Swiss startup Privately SA has developed a smartphone app called Oyoty that uses an AI chatbot to help children make smarter decisions about what they share on social media. Oyoty links with Facebook, Instagram, and Twitter and can analyze a user’s public posts to flag worrisome content, such as personal contact information or revealing pictures, start a text chat to explain why the post might be cause for concern, and offer to help delete or modify the post. Privately SA developed Oyoty to help children be more aware of safe online practices in a way that does not strictly filter content, which research suggests is ineffective for helping children make better decisions about their online activities..
UK-based healthcare technology company Oxehealth has developed a system that can monitor a patient’s pulse, blood oxygenation, and respiration rate just by analyzing data from a single, standard camera, rather than a suite of sensors. Oxehealth’s system analyzes subtle changes between video frames, such as a patient’s chest movement and skin coloration, and can trigger an alarm if a patient’s vital signs fall or increase beyond a safe range. Oxehealth is piloting its system with the London Metropolitan Police Service and the Broadmoor high-security psychiatric hospital to test its effectiveness at monitoring patient data in secure environments without the need for invasive equipment and machinery.
A University of California project called SierraNet will install a network of sensors throughout California’s Sierra Nevada mountains to collect environmental data that can help local utilities better manage their water supplies.
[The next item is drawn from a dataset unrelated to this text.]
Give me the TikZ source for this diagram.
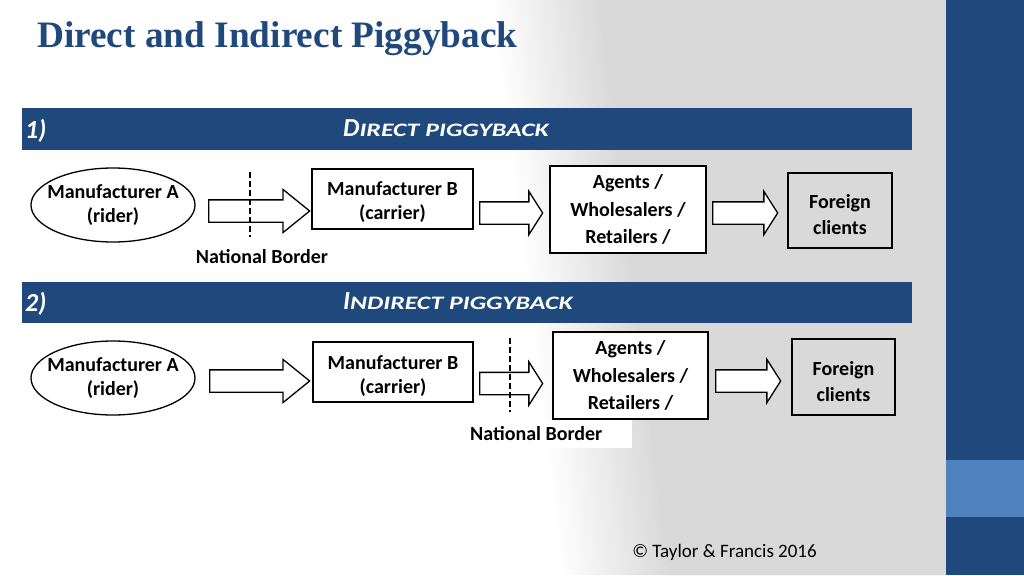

The sensors will collect data on snow depth, air temperature and humidity, soil temperature and moisture, and solar radiation, and wirelessly transmit this data to a base station for analysis. By monitoring environmental conditions in the mountains, utility providers, especially hydroelectric plant operators, can better estimate snow levels and melt rates, which are a crucial water supply for many areas.
Researchers at Columbia University and the University of California at Berkeley have developed open source software called ActiveClean that uses machine learning to identify mistakes in a dataset, such as typos or missing values, and prioritizes which mistakes should be updated first to make the data as usable as possible. Analyzing data to identify and correct mistakes can be time consuming and error prone for humans and it can be difficult to determine which errors in a dataset can make a model built on that data unreliable. ActiveClean analyzes both a model and its underlying data to target errors that most affect the model’s accuracy to quickly produce usable data.
The U.S. Department of Commerce has partnered with the European Commission Directorate General for Communications Networks, Content, and Technology (DG Connect) to develop a public repository of economic data. Though both the United States and European Union publish economic data, comparing these datasets with each other or with themselves over time can be difficult. The database, which will launch as an alpha version in November, will provide access to large amounts of economic statistics and tools that make it easier for the public to compare and analyze economic data from the United States and European Union.